Platlandicus

Uit Wiki Raamsdonks Erfgoed

Een platlandicus of plattelandsheelmeester is een niet meer gebruikte aanduiding voor een genees-, heel- en vroedmeester, die tot in het midden van de negentiende eeuw geneeskunde uitoefende op het Nederlandse platteland. Hij had geen universitaire opleiding, maar was of opgeleid op een klinische school of door een andere platlandicus. Hij verrichtte een breed scala aan medische ingrepen.[1]

Naast de plattelands-heelmeester bestonden er in die tijd (vooral in de steden) diverse andere medische beroepen, waaronder de medicinae doctores, chirurgiae doctores, verloskundigen, tandmeesters en oogmeesters. En daarnaast nog een heel scala aan niet erkende kwakzalvers. Het beroep platlandicus verdween bij het in werking treden van de Wet Uitoefening Geneeskunst in 1865. Via een regeling werden oude beroepsbeoefenaren veelal in staat gesteld hun werk voort te zetten.

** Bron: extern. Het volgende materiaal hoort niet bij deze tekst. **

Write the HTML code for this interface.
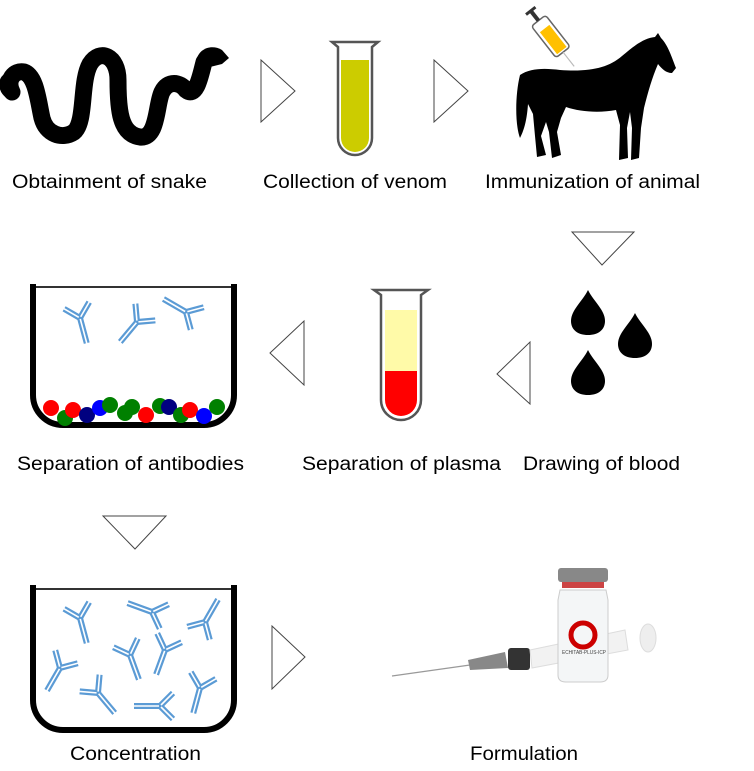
<!DOCTYPE html>
<html><head><meta charset="utf-8"><style>
html,body{margin:0;padding:0;background:#fff;}
svg{display:block;}
text{font-family:"Liberation Sans",Arial,sans-serif;font-size:19px;fill:#000;}
</style></head><body>
<svg width="754" height="771" viewBox="0 0 754 771" xmlns="http://www.w3.org/2000/svg">
<defs>
<g id="ab">
  <g stroke="#5b9bd5" stroke-width="6" fill="none" stroke-linecap="butt">
    <line x1="0" y1="0" x2="0" y2="26"/>
    <line x1="0" y1="0" x2="-13" y2="-13"/>
    <line x1="0" y1="0" x2="13" y2="-13"/>
  </g>
  <g stroke="#fff" stroke-width="1.6" fill="none">
    <line x1="0" y1="1" x2="0" y2="27"/>
    <line x1="-1" y1="-1" x2="-14" y2="-14"/>
    <line x1="1" y1="-1" x2="14" y2="-14"/>
  </g>
</g>
<path id="drop" d="M0,0 C6,12 17,20 17,31 C17,40 10,45 0,45 C-10,45 -17,40 -17,31 C-17,20 -6,12 0,0 Z"/>
</defs>

<!-- Snake -->
<path d="M12,92 C6,80 14,70 24,72 C36,76 38,100 42,118 C46,134 62,140 74,132 C86,122 80,82 90,64 C100,48 118,56 118,80 C118,110 120,134 140,137 C158,139 156,104 162,92 C168,80 180,82 186,90 C196,98 200,78 204,62" fill="none" stroke="#000" stroke-width="17" stroke-linecap="round"/>
<path d="M196,62 C198,48 212,44 222,50 L229,58 L222,64 L206,68 Z" fill="#000"/>
<path d="M8,96 C0,90 0,80 6,76" fill="none" stroke="#000" stroke-width="5" stroke-linecap="round"/>

<!-- arrows row1 -->
<polygon points="261,60 295,91 261,122" fill="#fff" stroke="#444" stroke-width="1"/>
<polygon points="434,60 468,91 434,122" fill="#fff" stroke="#444" stroke-width="1"/>

<!-- Tube 1 -->
<path d="M332,42 L378,42 L372,47 L372,138 A17,17 0 0 1 338,138 L338,47 Z" fill="#fff" stroke="#555" stroke-width="2.5"/>
<path d="M341,60 L369,60 L369,138 A14,14 0 0 1 341,138 Z" fill="#cccc00"/>

<!-- Syringe -->
<g transform="translate(552,38) rotate(-38)">
  <rect x="-9" y="-22" width="18" height="40" rx="3" fill="#fff" stroke="#666" stroke-width="1.5"/>
  <rect x="-6" y="-12" width="12" height="28" fill="#ffc000"/>
  <rect x="-2" y="-34" width="4" height="12" fill="#333"/>
  <rect x="-6" y="-36" width="12" height="3" fill="#333"/>
  <line x1="0" y1="18" x2="0" y2="36" stroke="#bbb" stroke-width="1.2"/>
</g>

<!-- Horse -->
<path d="M520,75 C530,68 545,68 560,70 C590,72 608,68 622,56 C636,44 645,38 655,37 L658,33 L661,38 C668,45 672,58 676,68 L672,73 C666,73 662,69 658,64 C652,78 648,92 644,108 L641,128 L639,158 L631,160 L632,128 L630,112 L627,128 L628,158 L619,160 L620,125 L616,110 C600,113 580,112 566,107 L561,118 L557,132 L561,155 L552,158 L549,132 L546,122 L541,136 L546,155 L537,157 L535,136 L533,114 L528,104 C527,118 525,128 520,138 C515,125 515,95 520,75 Z" fill="#000"/>

<text x="12" y="188" textLength="195" lengthAdjust="spacingAndGlyphs">Obtainment of snake</text>
<text x="263" y="188" textLength="184" lengthAdjust="spacingAndGlyphs">Collection of venom</text>
<text x="485" y="188" textLength="215" lengthAdjust="spacingAndGlyphs">Immunization of animal</text>

<!-- row 2 -->
<polygon points="572,232 634,232 602,265" fill="#fff" stroke="#444" stroke-width="1"/>
<use href="#drop" x="588" y="290"/>
<use href="#drop" x="635" y="313"/>
<use href="#drop" x="588" y="350"/>
<polygon points="497,374 530,342 530,404" fill="#fff" stroke="#444" stroke-width="1"/>

<path d="M374,290 L428,290 L421,295 L421,400 A20,20 0 0 1 381,400 L381,295 Z" fill="#fff" stroke="#555" stroke-width="2.5"/>
<rect x="385" y="310" width="32" height="61" fill="#fffaa8"/>
<path d="M385,371 L417,371 L417,400 A16,16 0 0 1 385,400 Z" fill="#ff0000"/>

<polygon points="270,353 304,321 304,385" fill="#fff" stroke="#444" stroke-width="1"/>

<!-- Beaker 1 -->
<line x1="33" y1="287" x2="234" y2="287" stroke="#333" stroke-width="2"/>
<path d="M33,284 L33,395 A30,30 0 0 0 63,425 L204,425 A30,30 0 0 0 234,395 L234,284" fill="none" stroke="#000" stroke-width="6"/>
<use href="#ab" transform="translate(80,318) rotate(-15)"/>
<use href="#ab" transform="translate(137,322) rotate(40)"/>
<use href="#ab" transform="translate(186,312) rotate(120)"/>
<g>
<circle cx="65" cy="418" r="8" fill="#008000"/>
<circle cx="51" cy="408" r="8" fill="#ff0000"/>
<circle cx="73" cy="410" r="8" fill="#ff0000"/>
<circle cx="87" cy="415" r="8" fill="#000080"/>
<circle cx="100" cy="408" r="8" fill="#0000ff"/>
<circle cx="110" cy="405" r="8" fill="#008000"/>
<circle cx="125" cy="413" r="8" fill="#008000"/>
<circle cx="132" cy="407" r="8" fill="#008000"/>
<circle cx="146" cy="415" r="8" fill="#ff0000"/>
<circle cx="160" cy="406" r="8" fill="#008000"/>
<circle cx="169" cy="407" r="8" fill="#000080"/>
<circle cx="181" cy="415" r="8" fill="#008000"/>
<circle cx="190" cy="410" r="8" fill="#ff0000"/>
<circle cx="204" cy="416" r="8" fill="#0000ff"/>
<circle cx="217" cy="407" r="8" fill="#008000"/>
</g>

<text x="17" y="470" textLength="227" lengthAdjust="spacingAndGlyphs">Separation of antibodies</text>
<text x="302" y="470" textLength="199" lengthAdjust="spacingAndGlyphs">Separation of plasma</text>
<text x="523" y="470" textLength="157" lengthAdjust="spacingAndGlyphs">Drawing of blood</text>

<!-- row 3 -->
<polygon points="103,516 166,516 135,549" fill="#fff" stroke="#444" stroke-width="1"/>

<line x1="33" y1="589" x2="234" y2="589" stroke="#333" stroke-width="2"/>
<path d="M33,585 L33,700 A30,30 0 0 0 63,730 L204,730 A30,30 0 0 0 234,700 L234,585" fill="none" stroke="#000" stroke-width="6"/>
<use href="#ab" transform="translate(80,618) rotate(-15)"/>
<use href="#ab" transform="translate(152,612) rotate(110)"/>
<use href="#ab" transform="translate(205,622) rotate(210)"/>
<use href="#ab" transform="translate(130,655) rotate(-20)"/>
<use href="#ab" transform="translate(165,650) rotate(20)"/>
<use href="#ab" transform="translate(60,668) rotate(30)"/>
<use href="#ab" transform="translate(98,693) rotate(-40)"/>
<use href="#ab" transform="translate(160,706) rotate(90)"/>
<use href="#ab" transform="translate(200,688) rotate(15)"/>

<polygon points="272,626 305,657 272,689" fill="#fff" stroke="#444" stroke-width="1"/>

<!-- Vial and syringe -->
<g>
  <line x1="392" y1="676" x2="470" y2="665" stroke="#999" stroke-width="1.2"/>
  <path d="M468,660 L505,652 L508,668 L470,670 Z" fill="#888"/>
  <rect x="508" y="648" width="22" height="22" rx="3" fill="#333"/>
  <path d="M530,650 L625,630 L628,650 L532,668 Z" fill="#f2f2f2" stroke="#ddd"/>
  <ellipse cx="648" cy="638" rx="8" ry="14" fill="#eee" stroke="#ddd"/>
  <rect x="558" y="568" width="50" height="14" rx="3" fill="#888"/>
  <rect x="562" y="582" width="42" height="6" fill="#c44"/>
  <path d="M560,590 L606,590 L608,600 L608,675 Q608,682 600,682 L566,682 Q558,682 558,675 L558,600 Z" fill="#f4f6f7" stroke="#ccc"/>
  <circle cx="583" cy="635" r="12" fill="none" stroke="#c00" stroke-width="5"/>
  <text x="562" y="654" style="font-size:5px;fill:#444" textLength="44" lengthAdjust="spacingAndGlyphs">ECHITAB-PLUS-ICP</text>
</g>

<text x="70" y="760" textLength="131" lengthAdjust="spacingAndGlyphs">Concentration</text>
<text x="470" y="760" textLength="108" lengthAdjust="spacingAndGlyphs">Formulation</text>
</svg>
</body></html>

Men was de jure arts, maar de facto mocht men niet het beroep in zijn volledige omvang uitoefenen.[2]

Omdat de bevolking op het platteland moeilijk toegang had tot medicijnen in de stad, hadden de platlandici ook hun eigen apotheek, hoewel ze hiervoor niet een officiële opleiding hadden.

Een van de laatste platlandici in Nederland was W.J.L. Verbeek (1820-1888) in Wijk bij Duurstede.